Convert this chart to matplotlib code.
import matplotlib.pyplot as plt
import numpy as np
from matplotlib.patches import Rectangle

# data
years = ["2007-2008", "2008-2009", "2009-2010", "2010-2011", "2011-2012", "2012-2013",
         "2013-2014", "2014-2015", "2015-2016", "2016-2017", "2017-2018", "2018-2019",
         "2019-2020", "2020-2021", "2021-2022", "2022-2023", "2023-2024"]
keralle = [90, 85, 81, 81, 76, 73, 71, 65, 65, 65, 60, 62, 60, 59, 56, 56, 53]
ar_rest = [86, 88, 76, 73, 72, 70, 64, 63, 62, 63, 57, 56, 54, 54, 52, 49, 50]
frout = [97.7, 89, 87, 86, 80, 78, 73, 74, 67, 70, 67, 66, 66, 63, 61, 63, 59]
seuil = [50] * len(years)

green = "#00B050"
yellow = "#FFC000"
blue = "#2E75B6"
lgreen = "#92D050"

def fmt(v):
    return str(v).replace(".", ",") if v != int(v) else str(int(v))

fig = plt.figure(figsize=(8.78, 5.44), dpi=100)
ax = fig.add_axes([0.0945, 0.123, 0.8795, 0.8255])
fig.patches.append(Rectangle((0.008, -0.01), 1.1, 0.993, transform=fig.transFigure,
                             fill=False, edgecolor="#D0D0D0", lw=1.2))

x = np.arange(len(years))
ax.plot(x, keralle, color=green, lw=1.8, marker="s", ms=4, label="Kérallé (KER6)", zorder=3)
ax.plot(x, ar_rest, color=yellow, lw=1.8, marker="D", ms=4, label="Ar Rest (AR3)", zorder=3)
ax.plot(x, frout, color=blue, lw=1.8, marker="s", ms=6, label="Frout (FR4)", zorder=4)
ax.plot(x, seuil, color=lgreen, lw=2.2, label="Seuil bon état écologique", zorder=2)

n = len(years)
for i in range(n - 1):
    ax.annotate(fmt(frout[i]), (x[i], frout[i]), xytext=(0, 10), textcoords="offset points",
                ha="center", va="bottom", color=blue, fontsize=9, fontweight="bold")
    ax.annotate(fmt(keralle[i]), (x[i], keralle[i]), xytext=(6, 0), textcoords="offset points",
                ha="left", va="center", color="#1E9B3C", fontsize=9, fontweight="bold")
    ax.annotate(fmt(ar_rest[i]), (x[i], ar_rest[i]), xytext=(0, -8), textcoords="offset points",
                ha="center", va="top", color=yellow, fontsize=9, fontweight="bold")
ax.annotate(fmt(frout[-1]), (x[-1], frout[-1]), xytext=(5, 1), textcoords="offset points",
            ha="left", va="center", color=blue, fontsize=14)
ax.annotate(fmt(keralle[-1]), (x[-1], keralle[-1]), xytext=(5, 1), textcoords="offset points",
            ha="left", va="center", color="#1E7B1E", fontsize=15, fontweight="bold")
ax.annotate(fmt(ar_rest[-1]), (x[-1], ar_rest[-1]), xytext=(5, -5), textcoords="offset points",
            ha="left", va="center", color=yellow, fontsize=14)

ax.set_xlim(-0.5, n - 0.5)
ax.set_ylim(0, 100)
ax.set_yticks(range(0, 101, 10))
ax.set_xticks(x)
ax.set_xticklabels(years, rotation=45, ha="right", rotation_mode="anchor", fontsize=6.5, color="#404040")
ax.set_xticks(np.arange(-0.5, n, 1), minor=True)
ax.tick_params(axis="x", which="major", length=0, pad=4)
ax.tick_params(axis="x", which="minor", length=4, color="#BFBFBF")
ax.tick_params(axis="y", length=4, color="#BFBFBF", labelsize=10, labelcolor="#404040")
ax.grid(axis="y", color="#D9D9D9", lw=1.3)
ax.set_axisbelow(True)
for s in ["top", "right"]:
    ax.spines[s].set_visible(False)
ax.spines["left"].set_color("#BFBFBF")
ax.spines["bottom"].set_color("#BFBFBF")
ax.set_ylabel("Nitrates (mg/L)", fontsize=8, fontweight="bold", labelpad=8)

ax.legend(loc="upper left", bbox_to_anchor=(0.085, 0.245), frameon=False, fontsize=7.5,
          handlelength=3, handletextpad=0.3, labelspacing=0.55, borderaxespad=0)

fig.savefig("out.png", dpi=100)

| Problem statement |
Repeat the material above exactly.

| Output of the task |
Convert this chart to matplotlib code.
import matplotlib.pyplot as plt
import numpy as np
from matplotlib.patches import Rectangle

# data
years = ["2007-2008", "2008-2009", "2009-2010", "2010-2011", "2011-2012", "2012-2013",
         "2013-2014", "2014-2015", "2015-2016", "2016-2017", "2017-2018", "2018-2019",
         "2019-2020", "2020-2021", "2021-2022", "2022-2023", "2023-2024"]
keralle = [90, 85, 81, 81, 76, 73, 71, 65, 65, 65, 60, 62, 60, 59, 56, 56, 53]
ar_rest = [86, 88, 76, 73, 72, 70, 64, 63, 62, 63, 57, 56, 54, 54, 52, 49, 50]
frout = [97.7, 89, 87, 86, 80, 78, 73, 74, 67, 70, 67, 66, 66, 63, 61, 63, 59]
seuil = [50] * len(years)

green = "#00B050"
yellow = "#FFC000"
blue = "#2E75B6"
lgreen = "#92D050"

def fmt(v):
    return str(v).replace(".", ",") if v != int(v) else str(int(v))

fig = plt.figure(figsize=(8.78, 5.44), dpi=100)
ax = fig.add_axes([0.0945, 0.123, 0.8795, 0.8255])
fig.patches.append(Rectangle((0.008, -0.01), 1.1, 0.993, transform=fig.transFigure,
                             fill=False, edgecolor="#D0D0D0", lw=1.2))

x = np.arange(len(years))
ax.plot(x, keralle, color=green, lw=1.8, marker="s", ms=4, label="Kérallé (KER6)", zorder=3)
ax.plot(x, ar_rest, color=yellow, lw=1.8, marker="D", ms=4, label="Ar Rest (AR3)", zorder=3)
ax.plot(x, frout, color=blue, lw=1.8, marker="s", ms=6, label="Frout (FR4)", zorder=4)
ax.plot(x, seuil, color=lgreen, lw=2.2, label="Seuil bon état écologique", zorder=2)

n = len(years)
for i in range(n - 1):
    ax.annotate(fmt(frout[i]), (x[i], frout[i]), xytext=(0, 10), textcoords="offset points",
                ha="center", va="bottom", color=blue, fontsize=9, fontweight="bold")
    ax.annotate(fmt(keralle[i]), (x[i], keralle[i]), xytext=(6, 0), textcoords="offset points",
                ha="left", va="center", color="#1E9B3C", fontsize=9, fontweight="bold")
    ax.annotate(fmt(ar_rest[i]), (x[i], ar_rest[i]), xytext=(0, -8), textcoords="offset points",
                ha="center", va="top", color=yellow, fontsize=9, fontweight="bold")
ax.annotate(fmt(frout[-1]), (x[-1], frout[-1]), xytext=(5, 1), textcoords="offset points",
            ha="left", va="center", color=blue, fontsize=14)
ax.annotate(fmt(keralle[-1]), (x[-1], keralle[-1]), xytext=(5, 1), textcoords="offset points",
            ha="left", va="center", color="#1E7B1E", fontsize=15, fontweight="bold")
ax.annotate(fmt(ar_rest[-1]), (x[-1], ar_rest[-1]), xytext=(5, -5), textcoords="offset points",
            ha="left", va="center", color=yellow, fontsize=14)

ax.set_xlim(-0.5, n - 0.5)
ax.set_ylim(0, 100)
ax.set_yticks(range(0, 101, 10))
ax.set_xticks(x)
ax.set_xticklabels(years, rotation=45, ha="right", rotation_mode="anchor", fontsize=6.5, color="#404040")
ax.set_xticks(np.arange(-0.5, n, 1), minor=True)
ax.tick_params(axis="x", which="major", length=0, pad=4)
ax.tick_params(axis="x", which="minor", length=4, color="#BFBFBF")
ax.tick_params(axis="y", length=4, color="#BFBFBF", labelsize=10, labelcolor="#404040")
ax.grid(axis="y", color="#D9D9D9", lw=1.3)
ax.set_axisbelow(True)
for s in ["top", "right"]:
    ax.spines[s].set_visible(False)
ax.spines["left"].set_color("#BFBFBF")
ax.spines["bottom"].set_color("#BFBFBF")
ax.set_ylabel("Nitrates (mg/L)", fontsize=8, fontweight="bold", labelpad=8)

ax.legend(loc="upper left", bbox_to_anchor=(0.085, 0.245), frameon=False, fontsize=7.5,
          handlelength=3, handletextpad=0.3, labelspacing=0.55, borderaxespad=0)

fig.savefig("out.png", dpi=100)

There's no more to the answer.